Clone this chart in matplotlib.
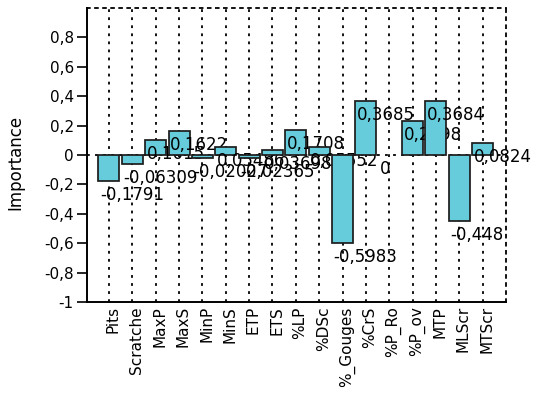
════════════════
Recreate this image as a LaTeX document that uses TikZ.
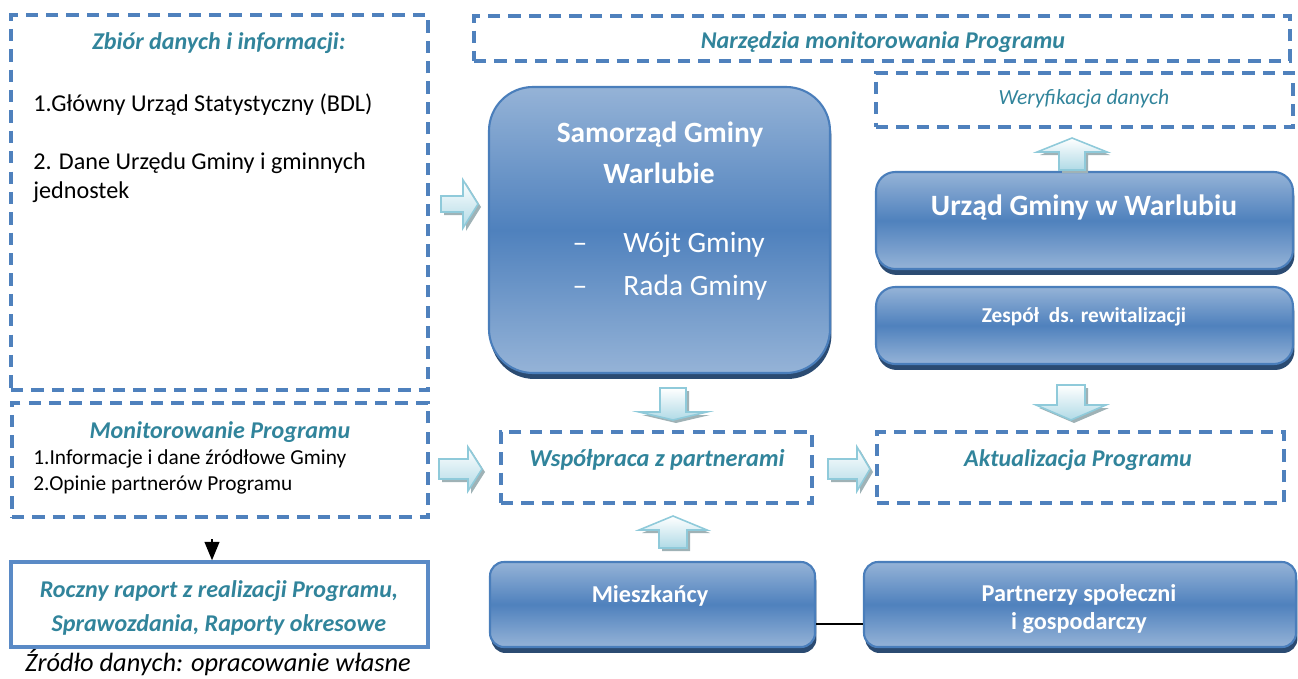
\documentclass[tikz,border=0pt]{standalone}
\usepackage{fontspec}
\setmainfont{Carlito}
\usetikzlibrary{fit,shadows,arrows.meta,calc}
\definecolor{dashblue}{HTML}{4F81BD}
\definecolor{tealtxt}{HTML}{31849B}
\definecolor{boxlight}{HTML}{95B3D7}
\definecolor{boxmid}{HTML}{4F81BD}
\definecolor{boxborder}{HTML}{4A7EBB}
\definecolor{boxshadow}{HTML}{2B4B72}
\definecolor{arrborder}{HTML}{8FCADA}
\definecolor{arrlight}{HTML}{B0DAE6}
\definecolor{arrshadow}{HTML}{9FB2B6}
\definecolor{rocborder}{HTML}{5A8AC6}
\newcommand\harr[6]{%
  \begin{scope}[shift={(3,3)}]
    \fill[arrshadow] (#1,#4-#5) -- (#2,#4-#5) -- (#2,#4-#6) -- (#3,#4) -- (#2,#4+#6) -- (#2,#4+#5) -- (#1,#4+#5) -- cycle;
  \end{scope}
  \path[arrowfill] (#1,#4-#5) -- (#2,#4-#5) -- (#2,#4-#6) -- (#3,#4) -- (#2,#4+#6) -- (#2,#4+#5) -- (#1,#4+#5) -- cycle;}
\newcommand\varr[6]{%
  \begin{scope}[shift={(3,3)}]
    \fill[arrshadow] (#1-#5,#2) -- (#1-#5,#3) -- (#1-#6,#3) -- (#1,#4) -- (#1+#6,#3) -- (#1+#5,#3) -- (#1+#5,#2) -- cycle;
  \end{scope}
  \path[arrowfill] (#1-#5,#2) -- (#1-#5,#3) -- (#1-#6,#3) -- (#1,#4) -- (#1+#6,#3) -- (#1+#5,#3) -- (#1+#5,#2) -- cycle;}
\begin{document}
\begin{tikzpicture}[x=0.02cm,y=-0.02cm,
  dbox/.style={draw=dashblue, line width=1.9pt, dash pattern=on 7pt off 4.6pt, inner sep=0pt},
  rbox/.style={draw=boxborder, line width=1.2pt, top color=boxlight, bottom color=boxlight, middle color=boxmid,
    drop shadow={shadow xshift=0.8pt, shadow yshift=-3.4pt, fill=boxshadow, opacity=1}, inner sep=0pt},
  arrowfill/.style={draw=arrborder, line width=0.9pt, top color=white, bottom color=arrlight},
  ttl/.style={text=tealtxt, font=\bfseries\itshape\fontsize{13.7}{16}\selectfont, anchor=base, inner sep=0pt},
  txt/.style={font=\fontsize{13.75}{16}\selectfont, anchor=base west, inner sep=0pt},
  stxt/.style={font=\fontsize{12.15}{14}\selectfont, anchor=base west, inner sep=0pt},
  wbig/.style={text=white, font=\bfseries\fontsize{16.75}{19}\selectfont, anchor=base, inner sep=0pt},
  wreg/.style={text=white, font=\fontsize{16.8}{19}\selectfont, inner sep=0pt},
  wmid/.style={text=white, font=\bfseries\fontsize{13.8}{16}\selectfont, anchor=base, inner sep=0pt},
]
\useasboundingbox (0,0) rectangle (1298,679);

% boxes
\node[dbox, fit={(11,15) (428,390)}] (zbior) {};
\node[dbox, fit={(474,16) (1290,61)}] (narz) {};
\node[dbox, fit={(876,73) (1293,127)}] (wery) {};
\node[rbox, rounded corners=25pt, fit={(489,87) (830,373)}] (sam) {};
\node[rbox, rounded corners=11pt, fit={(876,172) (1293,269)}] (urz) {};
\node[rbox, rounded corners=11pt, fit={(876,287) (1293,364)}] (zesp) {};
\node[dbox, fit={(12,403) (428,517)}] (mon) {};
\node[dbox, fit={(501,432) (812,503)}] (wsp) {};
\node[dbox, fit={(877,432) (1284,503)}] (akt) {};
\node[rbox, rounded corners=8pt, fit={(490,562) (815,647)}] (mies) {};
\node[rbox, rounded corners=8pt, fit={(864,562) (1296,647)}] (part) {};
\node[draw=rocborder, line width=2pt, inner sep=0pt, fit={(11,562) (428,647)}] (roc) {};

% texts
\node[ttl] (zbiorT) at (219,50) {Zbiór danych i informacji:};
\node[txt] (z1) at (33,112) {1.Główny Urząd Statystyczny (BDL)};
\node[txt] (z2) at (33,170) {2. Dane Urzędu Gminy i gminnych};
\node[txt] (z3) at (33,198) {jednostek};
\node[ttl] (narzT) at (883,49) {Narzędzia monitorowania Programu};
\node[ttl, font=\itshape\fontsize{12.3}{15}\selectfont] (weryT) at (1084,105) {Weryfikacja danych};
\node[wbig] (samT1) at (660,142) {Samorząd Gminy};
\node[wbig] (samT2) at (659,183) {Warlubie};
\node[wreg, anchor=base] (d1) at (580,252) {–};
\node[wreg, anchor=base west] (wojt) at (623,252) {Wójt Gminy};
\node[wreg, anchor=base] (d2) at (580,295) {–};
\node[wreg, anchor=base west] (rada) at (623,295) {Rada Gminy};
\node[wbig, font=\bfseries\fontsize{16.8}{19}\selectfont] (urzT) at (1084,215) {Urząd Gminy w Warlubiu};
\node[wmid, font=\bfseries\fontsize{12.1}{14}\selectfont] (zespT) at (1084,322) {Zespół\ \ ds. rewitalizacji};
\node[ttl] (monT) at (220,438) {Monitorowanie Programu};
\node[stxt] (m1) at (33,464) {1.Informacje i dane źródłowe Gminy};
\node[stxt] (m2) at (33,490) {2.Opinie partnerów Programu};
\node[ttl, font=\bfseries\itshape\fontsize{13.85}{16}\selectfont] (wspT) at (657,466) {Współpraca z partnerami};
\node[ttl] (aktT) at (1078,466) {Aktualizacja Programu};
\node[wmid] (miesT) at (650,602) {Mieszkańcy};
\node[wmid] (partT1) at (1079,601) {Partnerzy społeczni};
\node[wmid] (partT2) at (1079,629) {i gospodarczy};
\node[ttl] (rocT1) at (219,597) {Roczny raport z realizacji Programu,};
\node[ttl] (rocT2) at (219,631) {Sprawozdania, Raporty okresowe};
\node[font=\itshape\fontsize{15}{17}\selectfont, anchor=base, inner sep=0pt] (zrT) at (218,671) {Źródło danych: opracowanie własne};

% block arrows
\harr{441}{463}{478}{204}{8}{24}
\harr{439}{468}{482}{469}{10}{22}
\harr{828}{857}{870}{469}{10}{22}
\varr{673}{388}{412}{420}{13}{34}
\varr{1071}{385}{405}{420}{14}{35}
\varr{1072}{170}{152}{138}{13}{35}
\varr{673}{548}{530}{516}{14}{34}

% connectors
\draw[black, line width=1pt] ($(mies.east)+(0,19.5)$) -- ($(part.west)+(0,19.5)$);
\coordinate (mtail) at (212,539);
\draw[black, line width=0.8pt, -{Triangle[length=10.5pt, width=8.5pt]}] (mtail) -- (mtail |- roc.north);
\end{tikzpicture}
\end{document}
════════════════
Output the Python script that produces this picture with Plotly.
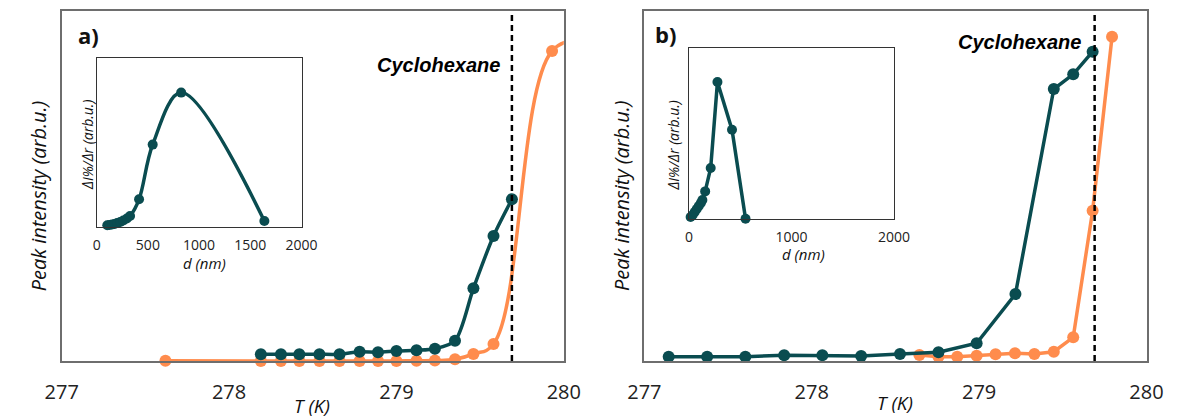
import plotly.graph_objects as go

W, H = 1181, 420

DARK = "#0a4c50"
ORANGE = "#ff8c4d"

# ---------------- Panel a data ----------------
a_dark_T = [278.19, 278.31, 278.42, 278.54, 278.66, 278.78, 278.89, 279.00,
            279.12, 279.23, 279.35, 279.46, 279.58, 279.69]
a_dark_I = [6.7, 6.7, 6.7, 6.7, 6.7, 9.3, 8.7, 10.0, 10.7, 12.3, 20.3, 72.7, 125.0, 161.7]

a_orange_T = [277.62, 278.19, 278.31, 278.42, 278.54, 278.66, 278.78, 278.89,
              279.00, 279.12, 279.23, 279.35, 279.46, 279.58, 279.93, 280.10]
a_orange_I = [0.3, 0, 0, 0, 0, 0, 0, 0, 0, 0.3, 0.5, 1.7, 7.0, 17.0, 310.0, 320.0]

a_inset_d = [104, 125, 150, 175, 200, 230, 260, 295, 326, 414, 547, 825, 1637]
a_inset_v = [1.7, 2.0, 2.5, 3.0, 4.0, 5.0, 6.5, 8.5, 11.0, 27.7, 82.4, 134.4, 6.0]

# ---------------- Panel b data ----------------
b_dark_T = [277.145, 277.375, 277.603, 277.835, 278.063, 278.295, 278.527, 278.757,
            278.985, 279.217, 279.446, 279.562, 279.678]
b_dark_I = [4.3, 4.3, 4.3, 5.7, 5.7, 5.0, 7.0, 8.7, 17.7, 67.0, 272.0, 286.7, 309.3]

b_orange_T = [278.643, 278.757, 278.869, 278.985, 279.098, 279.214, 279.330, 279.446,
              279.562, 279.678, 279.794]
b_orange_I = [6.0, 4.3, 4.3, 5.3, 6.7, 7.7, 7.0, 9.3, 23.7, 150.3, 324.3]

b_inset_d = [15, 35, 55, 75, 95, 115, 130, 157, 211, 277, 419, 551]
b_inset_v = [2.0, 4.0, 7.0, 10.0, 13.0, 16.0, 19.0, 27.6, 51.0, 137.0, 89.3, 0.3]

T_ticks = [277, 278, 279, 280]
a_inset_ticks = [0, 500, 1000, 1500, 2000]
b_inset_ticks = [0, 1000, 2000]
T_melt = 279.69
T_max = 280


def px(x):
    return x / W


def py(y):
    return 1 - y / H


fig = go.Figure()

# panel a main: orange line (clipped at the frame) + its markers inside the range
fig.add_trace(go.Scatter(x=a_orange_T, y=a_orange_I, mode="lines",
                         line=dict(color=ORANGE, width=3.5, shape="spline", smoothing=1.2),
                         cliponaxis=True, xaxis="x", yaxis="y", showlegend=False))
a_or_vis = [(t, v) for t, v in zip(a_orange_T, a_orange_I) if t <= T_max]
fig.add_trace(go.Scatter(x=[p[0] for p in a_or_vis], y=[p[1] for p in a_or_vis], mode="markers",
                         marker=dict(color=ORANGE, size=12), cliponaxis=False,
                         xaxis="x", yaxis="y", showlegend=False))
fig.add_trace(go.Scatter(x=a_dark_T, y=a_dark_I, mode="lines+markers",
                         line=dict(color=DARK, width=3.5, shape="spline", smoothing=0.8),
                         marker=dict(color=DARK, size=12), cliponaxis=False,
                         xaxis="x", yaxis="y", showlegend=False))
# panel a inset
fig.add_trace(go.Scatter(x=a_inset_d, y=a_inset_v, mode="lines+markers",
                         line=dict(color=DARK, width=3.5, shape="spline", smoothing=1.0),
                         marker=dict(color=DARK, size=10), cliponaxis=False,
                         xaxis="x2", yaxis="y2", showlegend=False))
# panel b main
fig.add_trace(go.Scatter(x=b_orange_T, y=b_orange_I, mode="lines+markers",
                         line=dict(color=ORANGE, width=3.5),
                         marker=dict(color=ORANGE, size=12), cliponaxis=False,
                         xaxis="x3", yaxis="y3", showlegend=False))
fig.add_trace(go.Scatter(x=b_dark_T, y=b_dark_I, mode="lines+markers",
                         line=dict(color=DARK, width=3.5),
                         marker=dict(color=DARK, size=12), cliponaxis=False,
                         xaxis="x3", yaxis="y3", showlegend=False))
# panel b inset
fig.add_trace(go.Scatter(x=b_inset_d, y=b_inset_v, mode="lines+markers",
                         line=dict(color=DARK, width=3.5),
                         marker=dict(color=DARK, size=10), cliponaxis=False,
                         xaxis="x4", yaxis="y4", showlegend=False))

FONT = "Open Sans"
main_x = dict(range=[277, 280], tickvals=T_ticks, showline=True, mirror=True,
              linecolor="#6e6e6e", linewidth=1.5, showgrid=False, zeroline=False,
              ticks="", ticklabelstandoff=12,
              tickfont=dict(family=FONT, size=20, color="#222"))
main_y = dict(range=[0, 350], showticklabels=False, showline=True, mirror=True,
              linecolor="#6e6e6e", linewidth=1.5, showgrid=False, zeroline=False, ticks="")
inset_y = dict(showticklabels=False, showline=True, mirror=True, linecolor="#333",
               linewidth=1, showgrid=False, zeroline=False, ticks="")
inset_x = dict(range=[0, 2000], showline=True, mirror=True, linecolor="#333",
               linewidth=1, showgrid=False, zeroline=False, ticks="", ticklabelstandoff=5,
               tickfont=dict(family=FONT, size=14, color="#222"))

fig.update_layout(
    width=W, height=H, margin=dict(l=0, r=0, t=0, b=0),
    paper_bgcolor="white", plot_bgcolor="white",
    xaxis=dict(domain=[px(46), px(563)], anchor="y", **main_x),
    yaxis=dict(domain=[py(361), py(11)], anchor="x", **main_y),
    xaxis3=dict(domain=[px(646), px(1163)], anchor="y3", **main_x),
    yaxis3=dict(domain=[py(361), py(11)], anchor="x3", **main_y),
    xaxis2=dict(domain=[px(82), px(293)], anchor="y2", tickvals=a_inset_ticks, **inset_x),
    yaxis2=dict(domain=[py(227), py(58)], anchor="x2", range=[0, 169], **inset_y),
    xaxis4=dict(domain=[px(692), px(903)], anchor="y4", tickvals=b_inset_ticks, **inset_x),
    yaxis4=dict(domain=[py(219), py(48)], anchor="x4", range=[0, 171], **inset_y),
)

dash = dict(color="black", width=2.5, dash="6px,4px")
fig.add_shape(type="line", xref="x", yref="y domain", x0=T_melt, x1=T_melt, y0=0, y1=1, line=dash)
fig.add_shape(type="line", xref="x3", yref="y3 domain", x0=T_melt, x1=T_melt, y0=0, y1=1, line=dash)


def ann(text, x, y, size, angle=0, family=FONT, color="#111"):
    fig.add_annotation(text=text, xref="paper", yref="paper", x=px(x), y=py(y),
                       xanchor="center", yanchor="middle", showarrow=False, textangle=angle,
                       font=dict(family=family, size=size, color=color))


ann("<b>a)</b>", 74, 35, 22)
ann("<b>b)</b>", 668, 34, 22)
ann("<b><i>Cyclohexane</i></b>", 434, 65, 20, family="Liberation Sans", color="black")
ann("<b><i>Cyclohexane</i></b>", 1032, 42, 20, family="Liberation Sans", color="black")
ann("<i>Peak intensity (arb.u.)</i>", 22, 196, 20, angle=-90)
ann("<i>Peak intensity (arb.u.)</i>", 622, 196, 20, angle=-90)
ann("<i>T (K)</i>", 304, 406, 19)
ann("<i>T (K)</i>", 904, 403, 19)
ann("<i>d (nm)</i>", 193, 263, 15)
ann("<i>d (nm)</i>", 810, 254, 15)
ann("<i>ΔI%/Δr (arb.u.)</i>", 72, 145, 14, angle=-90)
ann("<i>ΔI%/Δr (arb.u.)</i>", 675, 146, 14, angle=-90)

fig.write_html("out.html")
════════════════
Required task: From the records above, copy exactly the lines starting at the one with "Output the Python" and ending at the one with "272.0, 286.7, 309.3]", and no others. Pictures stay out.

Response to the exercise:
Output the Python script that produces this picture with Plotly.
import plotly.graph_objects as go

W, H = 1181, 420

DARK = "#0a4c50"
ORANGE = "#ff8c4d"

# ---------------- Panel a data ----------------
a_dark_T = [278.19, 278.31, 278.42, 278.54, 278.66, 278.78, 278.89, 279.00,
            279.12, 279.23, 279.35, 279.46, 279.58, 279.69]
a_dark_I = [6.7, 6.7, 6.7, 6.7, 6.7, 9.3, 8.7, 10.0, 10.7, 12.3, 20.3, 72.7, 125.0, 161.7]

a_orange_T = [277.62, 278.19, 278.31, 278.42, 278.54, 278.66, 278.78, 278.89,
              279.00, 279.12, 279.23, 279.35, 279.46, 279.58, 279.93, 280.10]
a_orange_I = [0.3, 0, 0, 0, 0, 0, 0, 0, 0, 0.3, 0.5, 1.7, 7.0, 17.0, 310.0, 320.0]

a_inset_d = [104, 125, 150, 175, 200, 230, 260, 295, 326, 414, 547, 825, 1637]
a_inset_v = [1.7, 2.0, 2.5, 3.0, 4.0, 5.0, 6.5, 8.5, 11.0, 27.7, 82.4, 134.4, 6.0]

# ---------------- Panel b data ----------------
b_dark_T = [277.145, 277.375, 277.603, 277.835, 278.063, 278.295, 278.527, 278.757,
            278.985, 279.217, 279.446, 279.562, 279.678]
b_dark_I = [4.3, 4.3, 4.3, 5.7, 5.7, 5.0, 7.0, 8.7, 17.7, 67.0, 272.0, 286.7, 309.3]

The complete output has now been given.